◆ **EXTRACTED RECORDS**
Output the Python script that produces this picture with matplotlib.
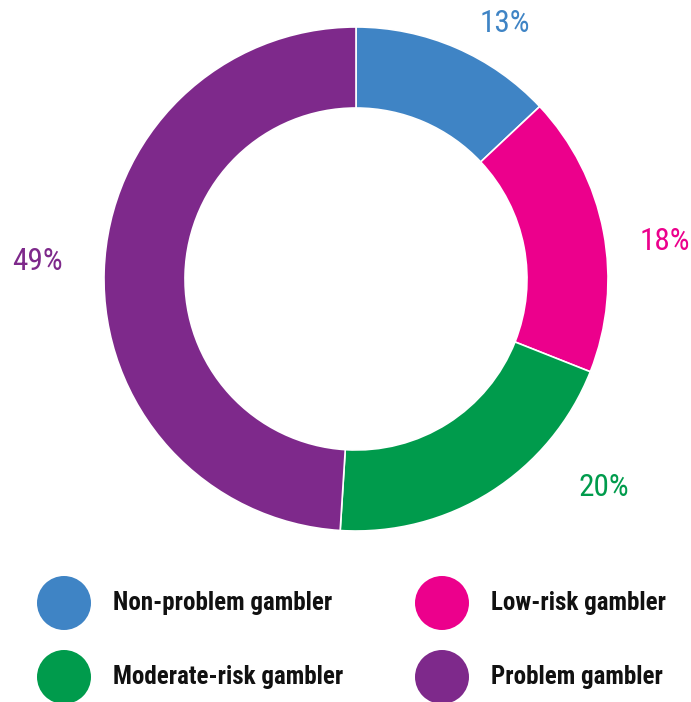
"""
Donut chart of gambler risk categories
"""
import matplotlib.pyplot as plt
from matplotlib.patches import Circle

categories = ['Non-problem gambler', 'Low-risk gambler', 'Moderate-risk gambler', 'Problem gambler']
shares = [13, 18, 20, 49]
colors = ['#3f84c5', '#ec008c', '#009b4c', '#7e298b']

W, H = 691, 702
fig = plt.figure(figsize=(W / 100, H / 100), dpi=100)
ax = fig.add_axes([0, 0, 1, 1])

# donut in pixel-like coords (y up)
cx, cy, r = 356, H - 279, 252
ax.pie(shares, colors=colors, startangle=90, counterclock=False,
       center=(cx, cy), radius=r,
       wedgeprops=dict(width=81, edgecolor='white', linewidth=1.2))

font = ['Roboto Condensed', 'DejaVu Sans']

# percent labels
label_pos = [(505, 24), (665, 242), (604, 487), (37, 262)]
for val, col, (x, y) in zip(shares, colors, label_pos):
    ax.text(x, H - y, f'{val}%', color=col, fontsize=22.5, family=font,
            ha='center', va='center')

# legend
leg_pos = [(64, 603), (442, 603), (64, 677), (442, 677)]
for name, col, (x, y) in zip(categories, colors, leg_pos):
    ax.add_patch(Circle((x, H - y), 27, color=col, lw=0))
    ax.text(x + 49, H - y, name, fontsize=18, family=font, weight='bold',
            ha='left', va='center', color='#111111')

ax.set_xlim(0, W)
ax.set_ylim(0, H)
ax.set_aspect('equal')
ax.axis('off')

plt.savefig('out.png', dpi=100)
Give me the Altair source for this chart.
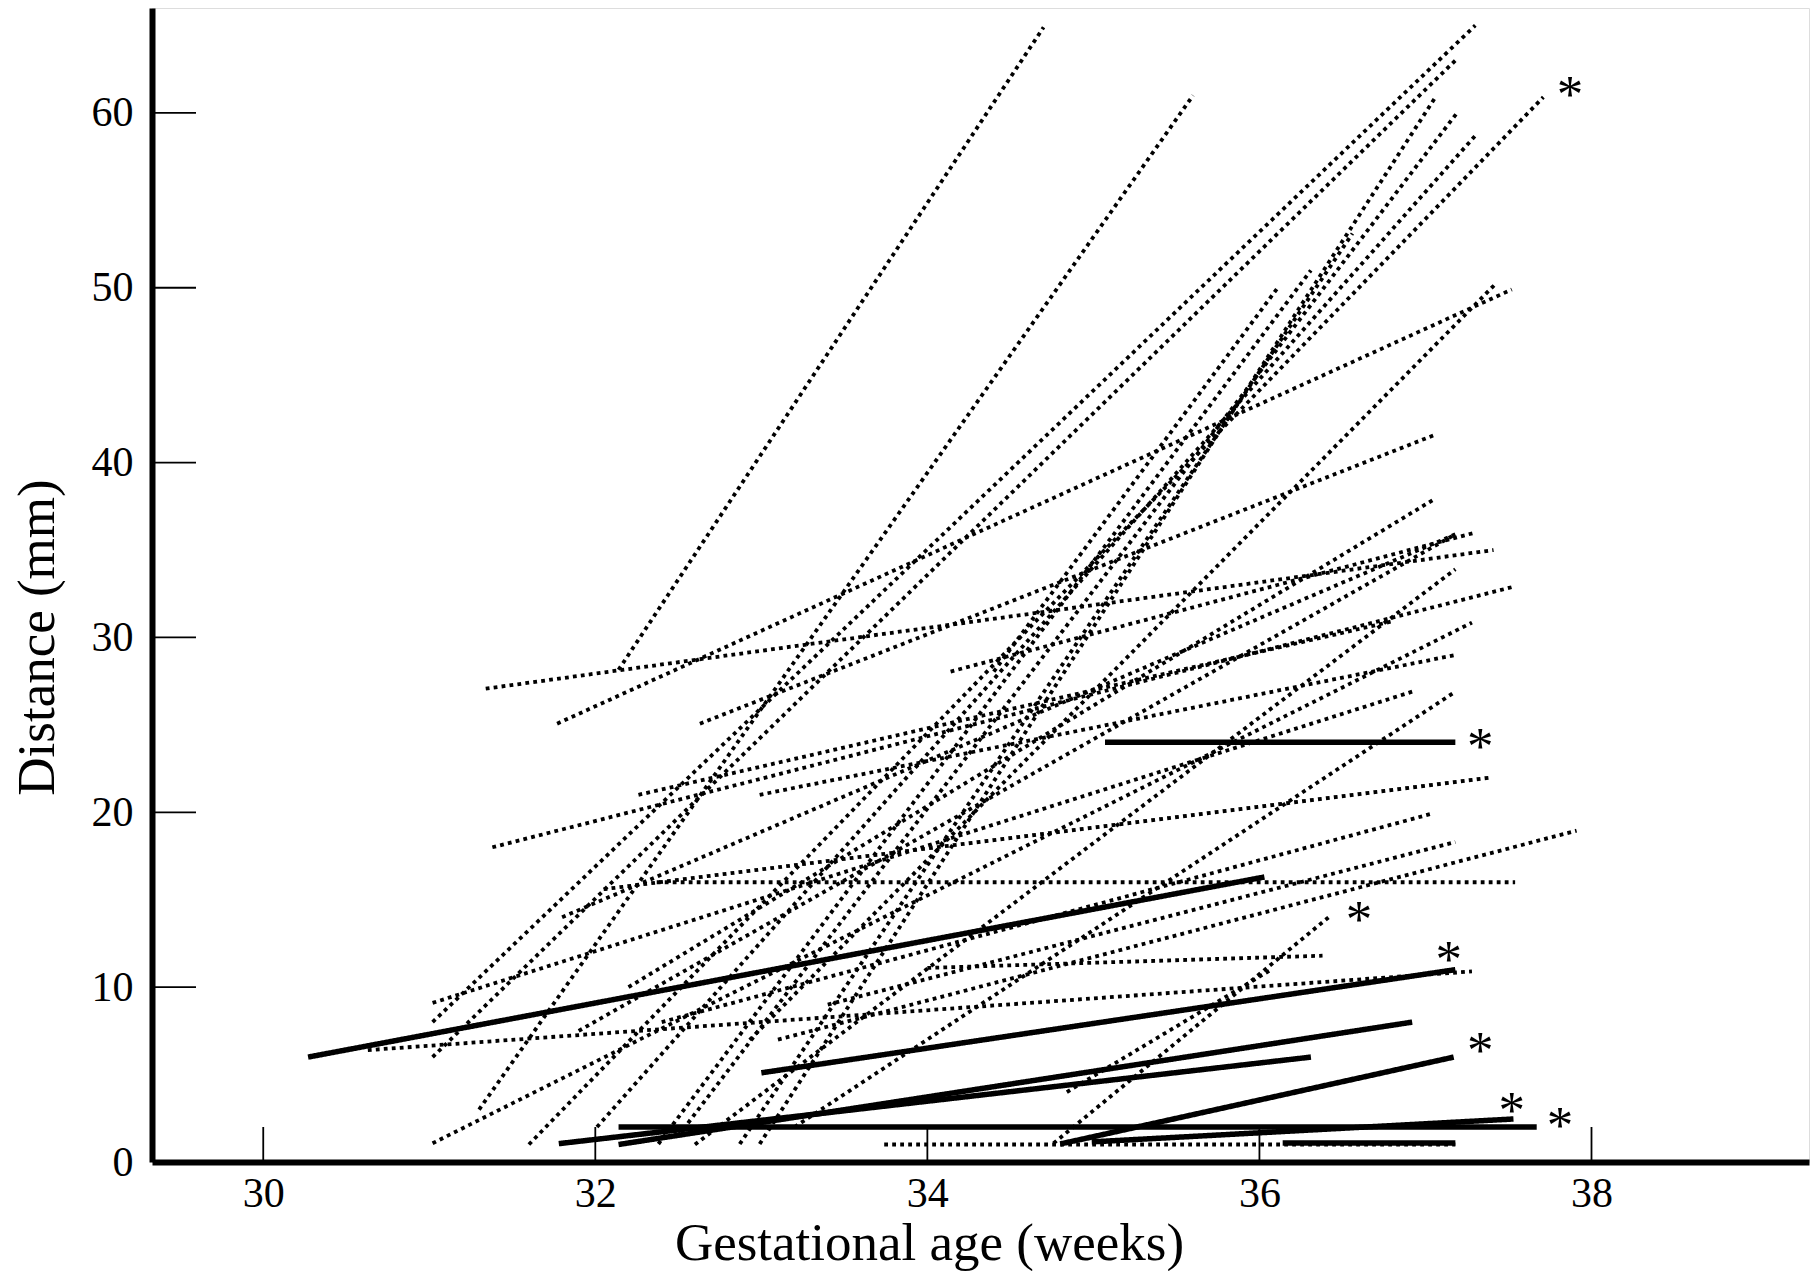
import altair as alt
import pandas as pd

# ---- data (gestational age in weeks, distance in mm) ----
x_start = [32.14, 31.30, 31.02, 31.02, 31.34, 31.77, 32.37, 33.74, 34.00, 34.84,
           34.76, 32.93, 32.99, 32.38, 32.87, 32.60, 32.01, 31.60, 32.50, 31.38,
           32.26, 32.99, 32.63, 34.14, 34.40, 31.02, 30.63, 31.02, 32.20, 31.90,
           32.05, 33.40, 33.20, 32.40, 31.80, 33.10,
           30.27, 35.07, 33.00, 31.78, 32.14, 32.14, 34.80, 34.99, 36.14]
y_start = [28.15, 3.0, 8.0, 6.0, 27.07, 25.07, 16.0, 1.0, 11.1, 4.0,
           1.07, 6.98, 1.03, 1.03, 1.03, 1.0, 2.0, 1.0, 1.5, 18.0,
           21.0, 21.0, 25.07, 28.05, 28.05, 9.1, 6.4, 1.07, 10.0, 7.5,
           15.6, 9.0, 2.0, 8.0, 14.0, 7.0,
           6.0, 24.0, 5.1, 1.05, 1.0, 2.0, 1.03, 1.15, 1.09]
x_end = [34.70, 35.60, 37.30, 37.18, 37.41, 37.52, 37.54, 37.18, 36.38, 36.07,
         36.43, 37.42, 37.06, 36.31, 36.56, 37.18, 37.30, 37.71, 37.19, 37.53,
         36.79, 37.18, 37.06, 37.30, 36.11, 36.94, 37.28, 37.28, 37.06, 37.18,
         37.40, 37.18, 37.18, 37.03, 37.18, 37.91,
         36.03, 37.18, 37.18, 36.31, 36.92, 37.67, 37.17, 37.53, 37.18]
y_end = [64.9, 61.0, 65.0, 63.0, 35.0, 49.9, 16.0, 1.0, 11.8, 11.0,
         14.1, 50.2, 60.9, 51.0, 53.1, 33.9, 58.7, 60.9, 60.0, 32.9,
         30.9, 29.0, 41.6, 36.0, 50.0, 26.96, 10.9, 30.85, 37.95, 35.9,
         22.0, 18.3, 26.9, 19.9, 35.9, 18.95,
         16.3, 24.0, 11.0, 6.0, 8.0, 2.0, 6.0, 2.46, 1.09]
kind = ["dotted"] * 36 + ["solid"] * 9

star_x = [37.87, 37.33, 36.60, 37.14, 37.33, 37.52, 37.81]
star_y = [61.5, 24.2, 14.3, 12.0, 6.8, 3.4, 2.5]

x_ticks = [30, 32, 34, 36, 38]
y_ticks = [10, 20, 30, 40, 50, 60]

# ---- geometry ----
W, H = 1657, 1154
XDOM = [29.33, 39.31]
YDOM = [0, 66.0]
FONT = "Liberation Serif"

segs = pd.DataFrame({"x1": x_start, "y1": y_start, "x2": x_end, "y2": y_end, "kind": kind})
stars = pd.DataFrame({"x": star_x, "y": star_y, "t": ["*"] * len(star_x)})
xt = pd.DataFrame({"v": x_ticks})
yt = pd.DataFrame({"v": y_ticks})

xs = alt.Scale(domain=XDOM, nice=False, zero=False)
ys = alt.Scale(domain=YDOM, nice=False, zero=False)

xaxis = alt.Axis(values=x_ticks, format="d", ticks=False, grid=False, domainColor="black", domainWidth=6,
                 labelFont=FONT, labelFontSize=42, labelColor="black", labelPadding=11,
                 title="Gestational age (weeks)", titleFont=FONT, titleFontSize=53,
                 titleFontWeight="normal", titleColor="black",
                 titleX=777, titleY=97, titleBaseline="alphabetic", titleAlign="center")
yaxis = alt.Axis(values=[0] + y_ticks, format="d", ticks=False, grid=False, domainColor="black", domainWidth=6,
                 labelFont=FONT, labelFontSize=42, labelColor="black", labelPadding=19,
                 title="Distance (mm)", titleFont=FONT, titleFontSize=53,
                 titleFontWeight="normal", titleColor="black", titleAngle=270,
                 titleX=-99, titleY=629, titleBaseline="alphabetic", titleAlign="center")

lines = alt.Chart(segs).mark_rule(color="black", strokeCap="butt").encode(
    x=alt.X("x1:Q", scale=xs, axis=xaxis),
    y=alt.Y("y1:Q", scale=ys, axis=yaxis),
    x2="x2:Q",
    y2="y2:Q",
    strokeDash=alt.StrokeDash("kind:N", scale=alt.Scale(domain=["dotted", "solid"],
                                                        range=[[3.8, 4.2], [1, 0]]), legend=None),
    strokeWidth=alt.StrokeWidth("kind:N", scale=alt.Scale(domain=["dotted", "solid"],
                                                          range=[3.8, 5.5]), legend=None),
)

star_marks = alt.Chart(stars).mark_text(font=FONT, fontSize=53, color="black",
                                        baseline="middle", align="center", dy=9).encode(
    x=alt.X("x:Q", scale=xs), y=alt.Y("y:Q", scale=ys), text="t:N")

xtick_marks = alt.Chart(xt).mark_rule(color="black", strokeWidth=1.8).encode(
    x=alt.X("v:Q", scale=xs), y=alt.value(H), y2=alt.value(H - 35))
ytick_marks = alt.Chart(yt).mark_rule(color="black", strokeWidth=1.8).encode(
    y=alt.Y("v:Q", scale=ys), x=alt.value(0), x2=alt.value(44))

chart = alt.layer(lines, star_marks, xtick_marks, ytick_marks).properties(
    width=W, height=H,
    autosize=alt.AutoSizeParams(type="none"),
    padding={"left": 144, "top": 0, "right": 1, "bottom": 109},
).configure_view(stroke=None).configure(background="white")

chart.save("out.html", embed_options={"renderer": "svg", "actions": False})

◆ **GOAL**
Skip the pictures and repeat, word for word, the lines from the one containing "Give me the Altair source for this chart." to the one containing "import pandas as pd", keeping both of those lines.

◆ **WORKED SOLUTION**
Give me the Altair source for this chart.
import altair as alt
import pandas as pd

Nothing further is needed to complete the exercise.